_What is needed_
Look through the data below and output, unchanged, every line from the one holding "Write the TikZ code for this diagram." through the one holding "minimum height=180pt] (g3)", inclusive. Skip the pictures.

_Entries provided_
•••••

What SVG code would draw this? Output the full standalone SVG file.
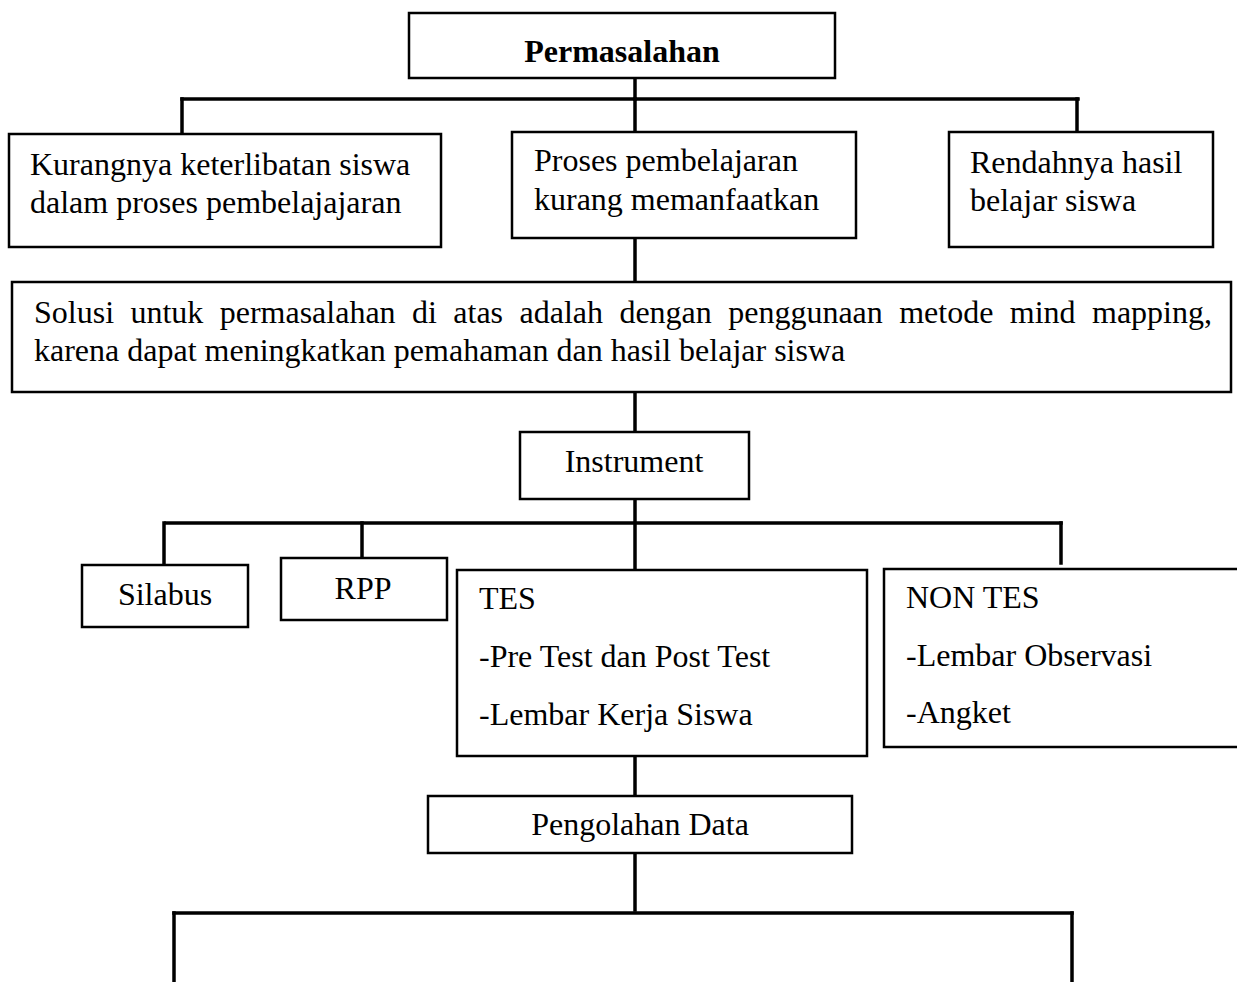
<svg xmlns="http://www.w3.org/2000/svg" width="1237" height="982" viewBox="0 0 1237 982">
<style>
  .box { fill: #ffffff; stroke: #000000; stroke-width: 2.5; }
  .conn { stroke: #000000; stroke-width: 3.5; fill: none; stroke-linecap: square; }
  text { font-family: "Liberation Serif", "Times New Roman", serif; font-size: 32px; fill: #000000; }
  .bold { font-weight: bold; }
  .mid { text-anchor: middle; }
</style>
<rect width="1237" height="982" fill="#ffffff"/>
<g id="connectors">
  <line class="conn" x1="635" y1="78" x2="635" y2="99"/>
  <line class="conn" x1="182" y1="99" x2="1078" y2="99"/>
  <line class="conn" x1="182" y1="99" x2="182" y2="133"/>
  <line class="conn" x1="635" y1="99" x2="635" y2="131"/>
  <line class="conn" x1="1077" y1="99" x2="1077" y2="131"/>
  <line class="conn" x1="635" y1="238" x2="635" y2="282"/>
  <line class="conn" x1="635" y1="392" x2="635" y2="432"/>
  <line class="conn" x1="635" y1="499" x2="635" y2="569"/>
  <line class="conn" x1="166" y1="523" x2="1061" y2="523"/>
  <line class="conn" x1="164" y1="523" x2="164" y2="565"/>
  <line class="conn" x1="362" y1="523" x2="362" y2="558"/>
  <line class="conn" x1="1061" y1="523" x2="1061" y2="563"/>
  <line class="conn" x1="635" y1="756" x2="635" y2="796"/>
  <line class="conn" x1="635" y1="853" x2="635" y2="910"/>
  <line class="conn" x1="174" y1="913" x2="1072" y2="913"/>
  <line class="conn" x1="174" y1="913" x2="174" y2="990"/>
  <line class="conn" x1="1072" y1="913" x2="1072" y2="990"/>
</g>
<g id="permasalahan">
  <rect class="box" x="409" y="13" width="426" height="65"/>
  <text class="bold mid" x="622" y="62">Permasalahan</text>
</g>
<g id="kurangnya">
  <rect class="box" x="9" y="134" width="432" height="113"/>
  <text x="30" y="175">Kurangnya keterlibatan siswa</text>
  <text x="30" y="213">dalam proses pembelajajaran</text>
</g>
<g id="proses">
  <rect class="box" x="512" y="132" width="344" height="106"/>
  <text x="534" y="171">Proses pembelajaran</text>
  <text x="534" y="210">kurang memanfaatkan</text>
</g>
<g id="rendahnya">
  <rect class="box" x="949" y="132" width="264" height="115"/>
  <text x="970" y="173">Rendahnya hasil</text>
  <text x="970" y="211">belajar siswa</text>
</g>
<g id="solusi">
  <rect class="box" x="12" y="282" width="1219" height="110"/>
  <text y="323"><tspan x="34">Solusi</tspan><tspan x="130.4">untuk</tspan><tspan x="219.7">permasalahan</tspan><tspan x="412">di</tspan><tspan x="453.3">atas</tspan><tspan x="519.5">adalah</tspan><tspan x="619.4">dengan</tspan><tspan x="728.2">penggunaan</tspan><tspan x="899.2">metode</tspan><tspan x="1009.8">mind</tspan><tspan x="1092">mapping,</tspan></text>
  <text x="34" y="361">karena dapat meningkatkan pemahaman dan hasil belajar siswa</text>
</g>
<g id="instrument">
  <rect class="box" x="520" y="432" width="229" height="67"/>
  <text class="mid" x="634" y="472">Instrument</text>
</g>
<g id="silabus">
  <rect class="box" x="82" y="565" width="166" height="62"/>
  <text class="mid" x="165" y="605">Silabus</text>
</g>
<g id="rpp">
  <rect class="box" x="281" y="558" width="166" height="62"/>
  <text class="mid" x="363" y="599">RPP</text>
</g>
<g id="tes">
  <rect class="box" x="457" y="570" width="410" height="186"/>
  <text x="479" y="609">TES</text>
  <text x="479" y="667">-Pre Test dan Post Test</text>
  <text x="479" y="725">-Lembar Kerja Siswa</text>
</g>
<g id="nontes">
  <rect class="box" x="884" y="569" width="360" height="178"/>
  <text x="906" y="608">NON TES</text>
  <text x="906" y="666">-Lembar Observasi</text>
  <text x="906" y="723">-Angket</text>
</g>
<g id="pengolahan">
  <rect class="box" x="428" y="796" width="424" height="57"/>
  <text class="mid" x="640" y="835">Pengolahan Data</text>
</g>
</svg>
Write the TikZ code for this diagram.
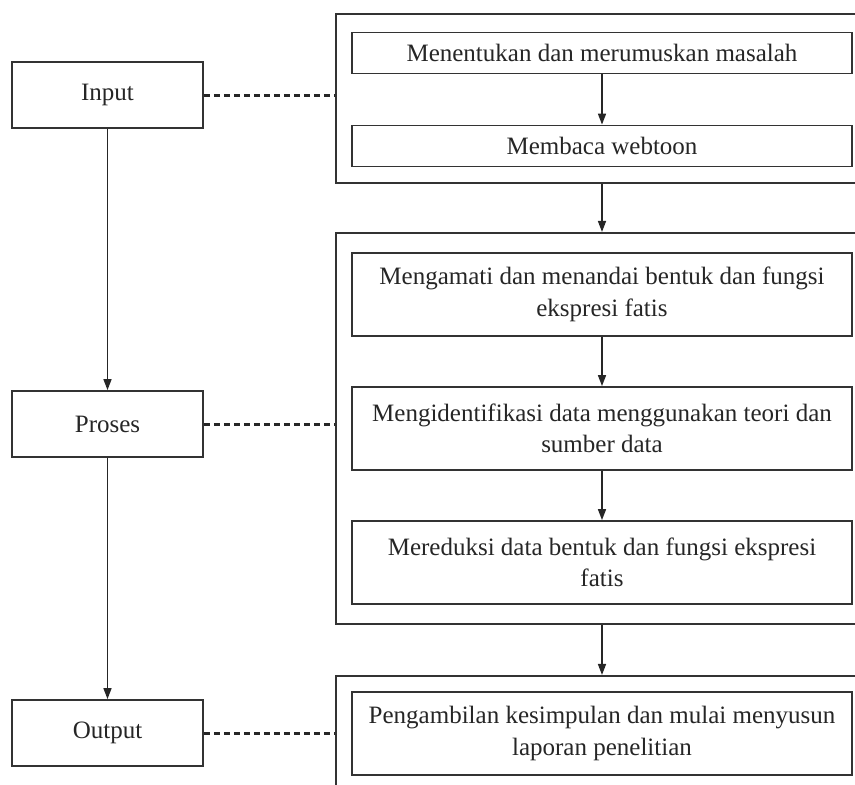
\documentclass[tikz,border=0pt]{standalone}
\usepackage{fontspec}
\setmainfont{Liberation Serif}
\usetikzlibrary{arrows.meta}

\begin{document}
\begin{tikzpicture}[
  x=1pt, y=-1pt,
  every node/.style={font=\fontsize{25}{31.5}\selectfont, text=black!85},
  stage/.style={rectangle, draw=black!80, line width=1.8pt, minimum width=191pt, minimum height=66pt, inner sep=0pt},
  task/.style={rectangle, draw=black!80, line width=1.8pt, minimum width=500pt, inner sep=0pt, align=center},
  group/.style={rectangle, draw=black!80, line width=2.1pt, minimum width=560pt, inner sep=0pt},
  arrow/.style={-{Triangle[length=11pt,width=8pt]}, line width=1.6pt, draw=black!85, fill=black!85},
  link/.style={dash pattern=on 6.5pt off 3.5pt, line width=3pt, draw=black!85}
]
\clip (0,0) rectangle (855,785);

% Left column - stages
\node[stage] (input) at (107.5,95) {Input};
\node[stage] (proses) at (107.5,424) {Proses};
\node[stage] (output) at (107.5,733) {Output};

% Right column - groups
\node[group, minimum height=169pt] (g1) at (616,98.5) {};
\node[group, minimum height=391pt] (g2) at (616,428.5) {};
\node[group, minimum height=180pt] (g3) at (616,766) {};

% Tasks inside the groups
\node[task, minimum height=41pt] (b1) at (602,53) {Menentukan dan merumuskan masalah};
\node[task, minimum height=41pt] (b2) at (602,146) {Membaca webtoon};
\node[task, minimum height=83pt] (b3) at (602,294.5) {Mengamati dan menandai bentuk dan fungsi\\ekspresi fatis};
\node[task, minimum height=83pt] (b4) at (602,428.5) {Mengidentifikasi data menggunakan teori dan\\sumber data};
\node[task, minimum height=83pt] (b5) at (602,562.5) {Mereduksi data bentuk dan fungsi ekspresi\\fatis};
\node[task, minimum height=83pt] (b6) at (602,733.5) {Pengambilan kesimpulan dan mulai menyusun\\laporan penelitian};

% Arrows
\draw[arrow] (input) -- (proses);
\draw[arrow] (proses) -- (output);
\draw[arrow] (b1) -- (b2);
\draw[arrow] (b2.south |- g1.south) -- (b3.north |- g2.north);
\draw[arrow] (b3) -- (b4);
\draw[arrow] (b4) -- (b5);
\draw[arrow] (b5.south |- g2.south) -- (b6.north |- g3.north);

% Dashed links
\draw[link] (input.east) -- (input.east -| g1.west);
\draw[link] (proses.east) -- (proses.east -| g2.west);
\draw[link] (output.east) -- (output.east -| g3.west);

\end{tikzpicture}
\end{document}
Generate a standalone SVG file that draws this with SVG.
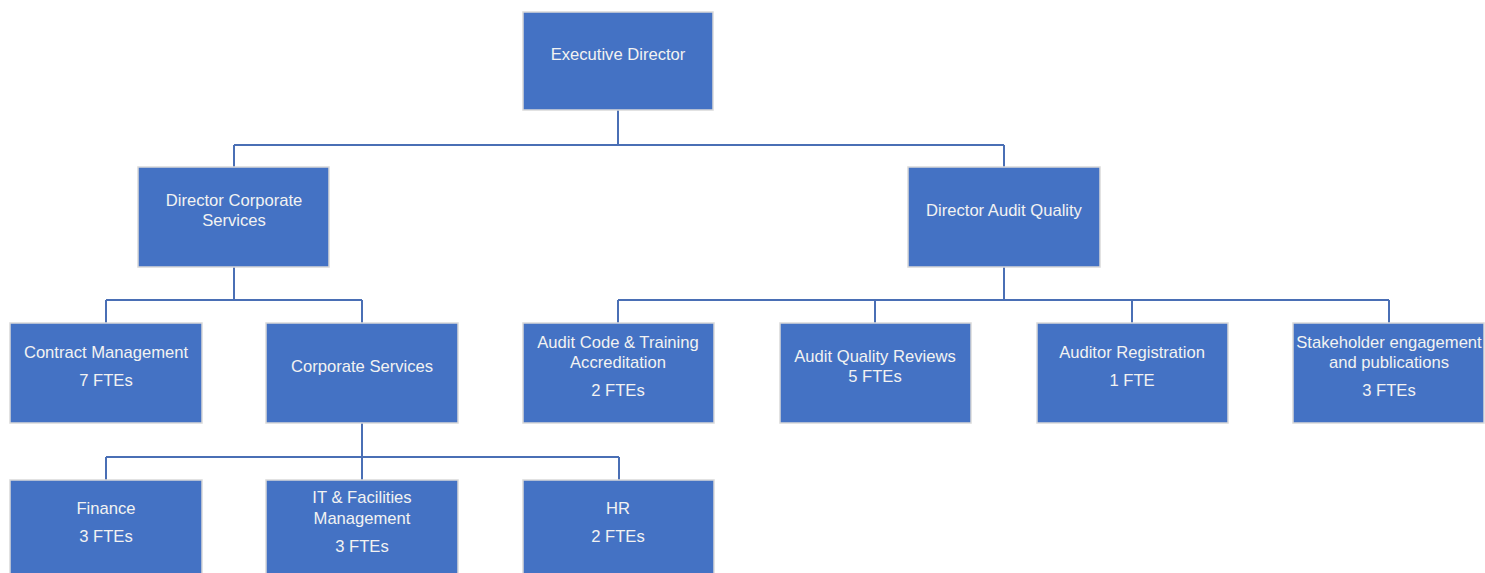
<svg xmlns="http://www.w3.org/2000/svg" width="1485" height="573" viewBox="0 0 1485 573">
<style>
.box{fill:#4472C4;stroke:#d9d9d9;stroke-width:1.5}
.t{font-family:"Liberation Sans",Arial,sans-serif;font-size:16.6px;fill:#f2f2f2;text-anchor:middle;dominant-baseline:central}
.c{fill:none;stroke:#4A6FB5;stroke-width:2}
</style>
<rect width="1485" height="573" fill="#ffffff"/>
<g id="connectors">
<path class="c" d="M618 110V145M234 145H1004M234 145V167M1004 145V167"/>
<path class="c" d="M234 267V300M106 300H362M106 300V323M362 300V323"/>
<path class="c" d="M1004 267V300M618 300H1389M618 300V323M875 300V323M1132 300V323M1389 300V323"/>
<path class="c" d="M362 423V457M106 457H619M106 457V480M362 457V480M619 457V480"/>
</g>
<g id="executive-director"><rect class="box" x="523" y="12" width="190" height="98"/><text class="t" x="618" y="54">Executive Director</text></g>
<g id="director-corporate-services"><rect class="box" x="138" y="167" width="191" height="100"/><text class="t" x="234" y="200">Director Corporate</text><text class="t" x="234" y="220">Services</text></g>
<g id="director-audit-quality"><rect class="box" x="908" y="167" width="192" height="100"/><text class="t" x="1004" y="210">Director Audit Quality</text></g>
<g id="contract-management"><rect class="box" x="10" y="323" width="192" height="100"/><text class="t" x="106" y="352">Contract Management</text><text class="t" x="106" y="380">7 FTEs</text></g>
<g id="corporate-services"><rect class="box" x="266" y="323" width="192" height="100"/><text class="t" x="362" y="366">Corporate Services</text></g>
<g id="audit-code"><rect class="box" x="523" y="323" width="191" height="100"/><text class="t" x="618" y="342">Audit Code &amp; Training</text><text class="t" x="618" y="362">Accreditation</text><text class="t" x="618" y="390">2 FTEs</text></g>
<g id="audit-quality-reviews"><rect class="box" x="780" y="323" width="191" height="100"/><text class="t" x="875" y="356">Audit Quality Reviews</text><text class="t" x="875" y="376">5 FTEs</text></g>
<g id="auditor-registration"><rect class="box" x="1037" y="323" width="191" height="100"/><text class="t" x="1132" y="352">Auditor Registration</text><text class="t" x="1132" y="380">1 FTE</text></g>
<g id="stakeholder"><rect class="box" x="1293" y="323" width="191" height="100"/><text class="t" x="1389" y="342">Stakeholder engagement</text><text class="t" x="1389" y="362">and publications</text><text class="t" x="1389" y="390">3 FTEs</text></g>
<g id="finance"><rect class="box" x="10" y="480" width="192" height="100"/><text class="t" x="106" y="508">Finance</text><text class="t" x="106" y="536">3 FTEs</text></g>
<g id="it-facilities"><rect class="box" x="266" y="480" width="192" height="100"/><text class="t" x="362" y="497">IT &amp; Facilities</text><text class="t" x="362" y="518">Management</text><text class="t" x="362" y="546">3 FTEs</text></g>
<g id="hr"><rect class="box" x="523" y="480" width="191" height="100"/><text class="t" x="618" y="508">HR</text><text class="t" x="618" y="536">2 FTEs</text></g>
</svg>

•••••

_Solution to this task_
Write the TikZ code for this diagram.
\documentclass[tikz,border=0pt]{standalone}
\usepackage{fontspec}
\setmainfont{Liberation Serif}
\usetikzlibrary{arrows.meta}

\begin{document}
\begin{tikzpicture}[
  x=1pt, y=-1pt,
  every node/.style={font=\fontsize{25}{31.5}\selectfont, text=black!85},
  stage/.style={rectangle, draw=black!80, line width=1.8pt, minimum width=191pt, minimum height=66pt, inner sep=0pt},
  task/.style={rectangle, draw=black!80, line width=1.8pt, minimum width=500pt, inner sep=0pt, align=center},
  group/.style={rectangle, draw=black!80, line width=2.1pt, minimum width=560pt, inner sep=0pt},
  arrow/.style={-{Triangle[length=11pt,width=8pt]}, line width=1.6pt, draw=black!85, fill=black!85},
  link/.style={dash pattern=on 6.5pt off 3.5pt, line width=3pt, draw=black!85}
]
\clip (0,0) rectangle (855,785);

% Left column - stages
\node[stage] (input) at (107.5,95) {Input};
\node[stage] (proses) at (107.5,424) {Proses};
\node[stage] (output) at (107.5,733) {Output};

% Right column - groups
\node[group, minimum height=169pt] (g1) at (616,98.5) {};
\node[group, minimum height=391pt] (g2) at (616,428.5) {};
\node[group, minimum height=180pt] (g3) at (616,766) {};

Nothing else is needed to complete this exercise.